Tight fiscal times place pressure on the rating agencies primary benchmark of maintaining available resources at a minimum of 50% of outstanding debt. The System has as a goal to increase the fund balance by an amount equal to 1% of the State Supported appropriation.
After taking the $29 million fund balance reduction to close the state's FY 2003 budget gap the USM's net increase in fund balance was $11.2 million. In FY 2004 the two year combined reduction in state funding of $122 million increased the challenge on the system to maintain its bond rating. The institutions were compelled to make extreme reductions in spending and increase tuition in order to maintain the fund balance at an acceptable level relative to outstanding debt.
The System has adopted a five year goal of increasing the ratio of unrestricted fund balances to outstanding debt from the current 54% to 65%. This plan involves moderate steps to increase unrestricted fund balances while at the same time reducing annual debt issuance each year.

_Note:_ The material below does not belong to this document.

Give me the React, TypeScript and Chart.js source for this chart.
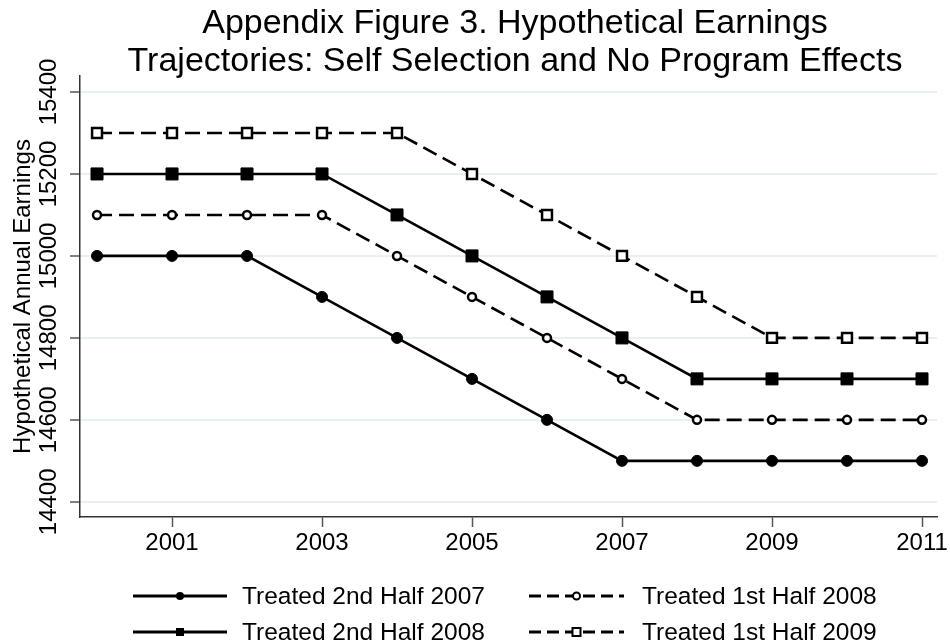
import { useEffect, useRef } from 'react';
import { Chart, registerables } from 'chart.js';

Chart.register(...registerables);

const YEARS = [2000, 2001, 2002, 2003, 2004, 2005, 2006, 2007, 2008, 2009, 2010, 2011];
const TREATED_2H_2007 = [15000, 15000, 15000, 14900, 14800, 14700, 14600, 14500, 14500, 14500, 14500, 14500];
const TREATED_1H_2008 = [15100, 15100, 15100, 15100, 15000, 14900, 14800, 14700, 14600, 14600, 14600, 14600];
const TREATED_2H_2008 = [15200, 15200, 15200, 15200, 15100, 15000, 14900, 14800, 14700, 14700, 14700, 14700];
const TREATED_1H_2009 = [15300, 15300, 15300, 15300, 15300, 15200, 15100, 15000, 14900, 14800, 14800, 14800];
const SERIES_NAMES = ['Treated 2nd Half 2007', 'Treated 1st Half 2008', 'Treated 2nd Half 2008', 'Treated 1st Half 2009'];
const X_TICKS = [2001, 2003, 2005, 2007, 2009, 2011];
const Y_TICKS = [14400, 14600, 14800, 15000, 15200, 15400];
const TITLE_LINES = ['Appendix Figure 3. Hypothetical Earnings', 'Trajectories: Self Selection and No Program Effects'];
const Y_TITLE = 'Hypothetical Annual Earnings';

const FONT = '"Liberation Sans", Arial, Helvetica, sans-serif';
const INK = '#000000';
const DASH = [15, 7];

type Style = { dashed: boolean; shape: 'circle' | 'rect'; hollow: boolean; radius: number };
const STYLES: Style[] = [
  { dashed: false, shape: 'circle', hollow: false, radius: 5.5 },
  { dashed: true, shape: 'circle', hollow: true, radius: 4 },
  { dashed: false, shape: 'rect', hollow: false, radius: 8.5 },
  { dashed: true, shape: 'rect', hollow: true, radius: 7 },
];
const SERIES = [TREATED_2H_2007, TREATED_1H_2008, TREATED_2H_2008, TREATED_1H_2009];

const overlayPlugin = {
  id: 'overlay',
  afterDraw(chart: any) {
    const ctx = chart.ctx as CanvasRenderingContext2D;
    const area = chart.chartArea;
    const ys = chart.scales.y;
    ctx.save();
    // Title
    ctx.fillStyle = INK;
    ctx.font = `34px ${FONT}`;
    ctx.textAlign = 'center';
    ctx.textBaseline = 'alphabetic';
    const cx = (area.left + chart.width) / 2;
    ctx.fillText(TITLE_LINES[0], cx, 33);
    ctx.fillText(TITLE_LINES[1], cx, 71);

    // Y tick labels (rotated)
    ctx.font = `24px ${FONT}`;
    ys.ticks.forEach((t: any) => {
      const py = ys.getPixelForValue(t.value);
      ctx.save();
      ctx.translate(56, py);
      ctx.rotate(-Math.PI / 2);
      ctx.textAlign = 'center';
      ctx.fillText(String(t.value), 0, 0);
      ctx.restore();
    });

    // Y axis title
    ctx.save();
    ctx.translate(30, (area.top + area.bottom) / 2);
    ctx.rotate(-Math.PI / 2);
    ctx.textAlign = 'center';
    ctx.fillText(Y_TITLE, 0, 0);
    ctx.restore();

    // Legend
    const rows = [596, 632];
    const cols = [
      { x0: 133, x1: 227, tx: 242 },
      { x0: 529, x1: 624, tx: 642 },
    ];
    [0, 1, 2, 3].forEach((si, k) => {
      const r = Math.floor(k / 2);
      const c = k % 2;
      const y = rows[r];
      const col = cols[c];
      const st = STYLES[si];
      ctx.save();
      ctx.strokeStyle = INK;
      ctx.lineWidth = 2.8;
      ctx.setLineDash(st.dashed ? [12, 6] : []);
      ctx.beginPath();
      ctx.moveTo(col.x0, y);
      ctx.lineTo(col.x1, y);
      ctx.stroke();
      ctx.setLineDash([]);
      const mx = (col.x0 + col.x1) / 2;
      ctx.fillStyle = st.hollow ? '#ffffff' : INK;
      ctx.lineWidth = 2;
      ctx.beginPath();
      if (st.shape === 'circle') {
        ctx.arc(mx, y, st.hollow ? 3.5 : 4, 0, Math.PI * 2);
      } else {
        const s = 4;
        ctx.rect(mx - s, y - s, 2 * s, 2 * s);
      }
      ctx.fill();
      if (st.hollow) ctx.stroke();
      ctx.restore();
      ctx.fillStyle = INK;
      ctx.font = `24.5px ${FONT}`;
      ctx.textAlign = 'left';
      ctx.textBaseline = 'alphabetic';
      ctx.fillText(SERIES_NAMES[si], col.tx, y + 8);
    });
    ctx.restore();
  },
};

export default function App() {
  const ref = useRef<HTMLCanvasElement>(null);
  useEffect(() => {
    const canvas = ref.current;
    if (!canvas) return;
    const chart = new Chart(canvas, {
      type: 'line',
      data: {
        datasets: SERIES.map((arr, i) => {
          const st = STYLES[i];
          return {
            label: SERIES_NAMES[i],
            data: YEARS.map((x, j) => ({ x, y: arr[j] })),
            borderColor: INK,
            borderWidth: 2.6,
            borderDash: st.dashed ? DASH : [],
            pointStyle: st.shape,
            pointRadius: st.radius,
            pointBackgroundColor: st.hollow ? '#ffffff' : INK,
            pointBorderColor: INK,
            pointBorderWidth: st.hollow ? 2.5 : 1,
            tension: 0,
            fill: false,
          };
        }),
      },
      options: {
        animation: false,
        responsive: false,
        events: [],
        layout: { padding: { left: 0, top: 76, right: 13, bottom: 82 } },
        plugins: { legend: { display: false }, title: { display: false }, tooltip: { enabled: false } },
        scales: {
          x: {
            type: 'linear',
            min: 1999.773,
            max: 2011.2,
            afterBuildTicks: (s: any) => { s.ticks = X_TICKS.map((v) => ({ value: v })); },
            afterFit: (s: any) => { s.height = 45; s.paddingLeft = 0; s.paddingRight = 0; },
            grid: { drawOnChartArea: false, drawTicks: true, tickLength: 10, tickColor: '#555', tickWidth: 1.5 },
            border: { display: true, color: '#333', width: 1.5 },
            ticks: {
              color: INK,
              font: { family: FONT, size: 24 },
              padding: 2,
              maxRotation: 0,
              minRotation: 0,
              autoSkip: false,
              callback: (v: any) => String(v),
            },
          },
          y: {
            type: 'linear',
            min: 14363,
            max: 15439,
            afterBuildTicks: (s: any) => { s.ticks = Y_TICKS.map((v) => ({ value: v })); },
            afterFit: (s: any) => { s.width = 80; s.paddingTop = 0; s.paddingBottom = 0; },
            grid: { color: '#e8f0f2', lineWidth: 2, drawTicks: true, tickLength: 10, tickColor: '#555', tickWidth: 1.5 },
            border: { display: true, color: '#333', width: 1.5 },
            ticks: { display: false },
          },
        },
      },
      plugins: [overlayPlugin],
    } as any);
    return () => chart.destroy();
  }, []);
  return (
    <div style={{ position: 'absolute', left: 0, top: 0, width: 950, height: 644, background: '#fff' }}>
      <canvas ref={ref} width={950} height={644} style={{ display: 'block' }} />
    </div>
  );
}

Our plan is to be re-evaluated annually, and changes in the plan may be required in response to events outside of the System's control (investment returns for example). The System has already reduced the planned level of debt issuance significantly from about $90 million per year to $65 million per year, in response to the reduction in fund balance during FY 2002. It is believed that further reductions in the debt issuance plans will impair the System's ability to accommodate planned enrollment growth, or maintain its facilities at minimal levels. As a result, the emphasis of the plan is to also increase the System's available resources, through planned or budgeted increased in unrestricted fund balances.